This edition features:

** AI in Health - Peter Szolovits (MIT)

Peter Szolovits is a full professor at MIT (Boston) and heads the clinical decision making group at the Computer Science and AI Lab (CSAIL). He has been one of the early pioneers in the area of AI in medicine and has won numerous awards for his contributions. In this talk, he will provide a historical view of the development of AI applications in medicine, ending with a presentation of some of the projects he and his group is currently working on. A more detailed description of the talk can be found below.

*****

The idea that computers could be helpful in medicine dated back at least to Turing. My interest in clinical decision support was kindled by an insightful though over-optimistic projection by Schwartz in 1970 about how computers would change medical practice and practitioners “by augmenting … the intellectual functions of the physician.” Because machine learning (ML) methods were then primitive and computerized data to learn from were unavailable, we turned to “expert systems” methods that based decision models on knowledge learned from human experts. Although some early programs could demonstrate impressive examples, they tended to be very fragile when cases they were asked to analyze fell outside the “sweet spot” of the expertise they embedded. However, starting in the 1990s and especially by 2010, electronic medical record systems started to be more widely deployed, so clinical data became plentiful, though difficult to share among institutions. At the same time, the growth of computing power allowed neural network-based “deep models” to be trained, and these, if exposed to a broad range of actual clinical cases, proved more robust than the earlier expert systems. Nevertheless, actual use of ML-based decision support tools is still rare, though some image interpretation models are now commercially available and approved for use.

I will review a few of our many research efforts now under way to address my perceived needs in this field. One area is creation of multi-modal models that bring together imaging and text data which, together, can create better image interpretation models. A second is exploration of new potential imaging biomarkers that may correlate with difficult-to-assess clinical conditions. A third is exploiting huge recent advances in natural language processing to support question answering about records of clinical observations. A fourth introduces ways to incorporate a priori medical knowledge into ML models that better reflect human understanding. My list is illustrative, not comprehensive.
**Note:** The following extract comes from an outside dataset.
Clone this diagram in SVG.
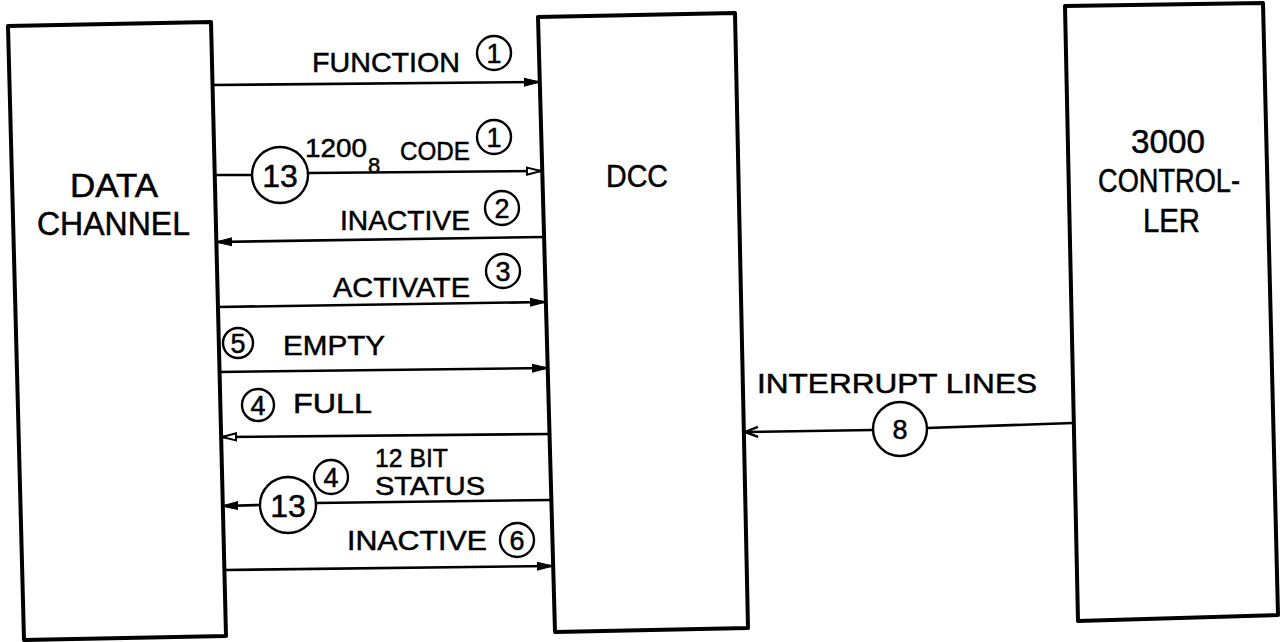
<svg xmlns="http://www.w3.org/2000/svg" width="1281" height="642" viewBox="0 0 1281 642">
<style>
.box{fill:none;stroke:#000;stroke-width:4;stroke-linejoin:round}
.ln{fill:none;stroke:#000;stroke-width:2.6}
.cir{fill:#fff;stroke:#000;stroke-width:2.4}
text{font-family:"Liberation Sans",Arial,sans-serif;fill:#000;stroke:#000;stroke-width:0.5}
.big{font-size:33px}
.lbl{font-size:28px}
.num{font-size:27px;text-anchor:middle}
.num2{font-size:32px;text-anchor:middle}
</style>
<defs>
<marker id="af" markerUnits="userSpaceOnUse" markerWidth="18" markerHeight="12" refX="16" refY="5" orient="auto" viewBox="0 0 18 10">
<path d="M0,1 L16,5 L0,9 Z" fill="#000" stroke="#000" stroke-width="1"/>
</marker>
<marker id="ao" markerUnits="userSpaceOnUse" markerWidth="18" markerHeight="12" refX="15" refY="5" orient="auto" viewBox="0 0 18 10">
<path d="M1,1.5 L15,5 L1,8.5 Z" fill="#fff" stroke="#000" stroke-width="2"/>
</marker>
<marker id="ac" markerUnits="userSpaceOnUse" markerWidth="18" markerHeight="14" refX="15" refY="6" orient="auto" viewBox="0 0 18 12">
<path d="M2,1 L15,6 L2,11" fill="none" stroke="#000" stroke-width="2.4"/>
</marker>
</defs>

<g id="data-channel">
<polygon class="box" points="8,26 211,22 226,636 24,640"/>
<text class="big" x="70" y="197" textLength="88" lengthAdjust="spacingAndGlyphs">DATA</text>
<text class="big" x="37" y="235" textLength="153" lengthAdjust="spacingAndGlyphs">CHANNEL</text>
</g>

<g id="dcc">
<polygon class="box" points="538,17 735,13 748,628 555,632"/>
<text class="big" x="606" y="187" textLength="62" lengthAdjust="spacingAndGlyphs" style="font-size:31px">DCC</text>
</g>

<g id="controller">
<polygon class="box" points="1065,6 1263,3 1278,615 1078,621"/>
<text class="big" x="1131" y="153" textLength="74" lengthAdjust="spacingAndGlyphs">3000</text>
<text class="big" x="1098" y="192" textLength="142" lengthAdjust="spacingAndGlyphs">CONTROL-</text>
<text class="big" x="1143" y="232" textLength="57" lengthAdjust="spacingAndGlyphs">LER</text>
</g>

<g id="connectors">
<line class="ln" x1="212" y1="85" x2="540" y2="82" marker-end="url(#af)"/>
<line class="ln" x1="213" y1="175" x2="252" y2="175"/>
<line class="ln" x1="308" y1="173" x2="541" y2="171" marker-end="url(#ao)"/>
<line class="ln" x1="544" y1="237" x2="216" y2="242" marker-end="url(#af)"/>
<line class="ln" x1="217" y1="307" x2="546" y2="302" marker-end="url(#af)"/>
<line class="ln" x1="218" y1="372" x2="548" y2="368" marker-end="url(#af)"/>
<line class="ln" x1="550" y1="434" x2="222" y2="437" marker-end="url(#ao)"/>
<line class="ln" x1="551" y1="500" x2="316" y2="503"/>
<line class="ln" x1="260" y1="505" x2="222" y2="506" marker-end="url(#af)"/>
<line class="ln" x1="225" y1="570" x2="553" y2="566" marker-end="url(#af)"/>
<line class="ln" x1="1073" y1="423" x2="927" y2="428"/>
<line class="ln" x1="873" y1="430" x2="745" y2="432" marker-end="url(#ac)"/>
</g>

<g id="label-function">
<text class="lbl" x="312" y="72" textLength="148" lengthAdjust="spacingAndGlyphs">FUNCTION</text>
<circle class="cir" cx="494" cy="53" r="17"/>
<text class="num" x="494" y="63">1</text>
</g>

<g id="label-code">
<circle class="cir" cx="280" cy="175" r="28"/>
<text class="num2" x="280" y="187">13</text>
<text style="font-size:26px" x="305" y="157" textLength="62" lengthAdjust="spacingAndGlyphs">1200</text>
<text style="font-size:22px" x="368" y="173">8</text>
<text style="font-size:26px" x="400" y="160" textLength="70" lengthAdjust="spacingAndGlyphs">CODE</text>
<circle class="cir" cx="494" cy="137" r="17"/>
<text class="num" x="494" y="147">1</text>
</g>

<g id="label-inactive2">
<text class="lbl" x="340" y="230" textLength="130" lengthAdjust="spacingAndGlyphs">INACTIVE</text>
<circle class="cir" cx="502" cy="208" r="17"/>
<text class="num" x="502" y="218">2</text>
</g>

<g id="label-activate">
<text class="lbl" x="333" y="297" textLength="137" lengthAdjust="spacingAndGlyphs">ACTIVATE</text>
<circle class="cir" cx="503" cy="271" r="17"/>
<text class="num" x="503" y="281">3</text>
</g>

<g id="label-empty">
<circle class="cir" cx="238" cy="343" r="15"/>
<text class="num" x="238" y="353">5</text>
<text class="lbl" x="283" y="355" textLength="102" lengthAdjust="spacingAndGlyphs">EMPTY</text>
</g>

<g id="label-full">
<circle class="cir" cx="258" cy="405" r="16"/>
<text class="num" x="258" y="415">4</text>
<text class="lbl" x="293" y="413" textLength="79" lengthAdjust="spacingAndGlyphs">FULL</text>
</g>

<g id="label-status">
<circle class="cir" cx="331" cy="477" r="17"/>
<text class="num" x="331" y="487">4</text>
<text style="font-size:25px" x="375" y="467" textLength="73" lengthAdjust="spacingAndGlyphs">12 BIT</text>
<text style="font-size:26px" x="375" y="495" textLength="110" lengthAdjust="spacingAndGlyphs">STATUS</text>
<circle class="cir" cx="288" cy="505" r="28"/>
<text class="num2" x="288" y="517">13</text>
</g>

<g id="label-inactive6">
<text class="lbl" x="347" y="550" textLength="140" lengthAdjust="spacingAndGlyphs">INACTIVE</text>
<circle class="cir" cx="517" cy="540" r="17"/>
<text class="num" x="517" y="550">6</text>
</g>

<g id="label-interrupt">
<text class="lbl" x="757" y="393" textLength="280" lengthAdjust="spacingAndGlyphs">INTERRUPT LINES</text>
<circle class="cir" cx="900" cy="429" r="27"/>
<text class="num" x="900" y="439">8</text>
</g>
</svg>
Looking further ahead, I believe the major drivers of advances in health care are likely to come from (1) better minimally- or non-invasive measurement technologies that allow us to take a closer look at details of how the body works in health and illness, (2) greater insights into the genetic bases of disease, and (3) improved use of routinely-collected (non-trial) data to learn the best methods of intervention. Each of these goals faces challenging technical and conceptual problems, but each also offers great opportunities for AI and computing.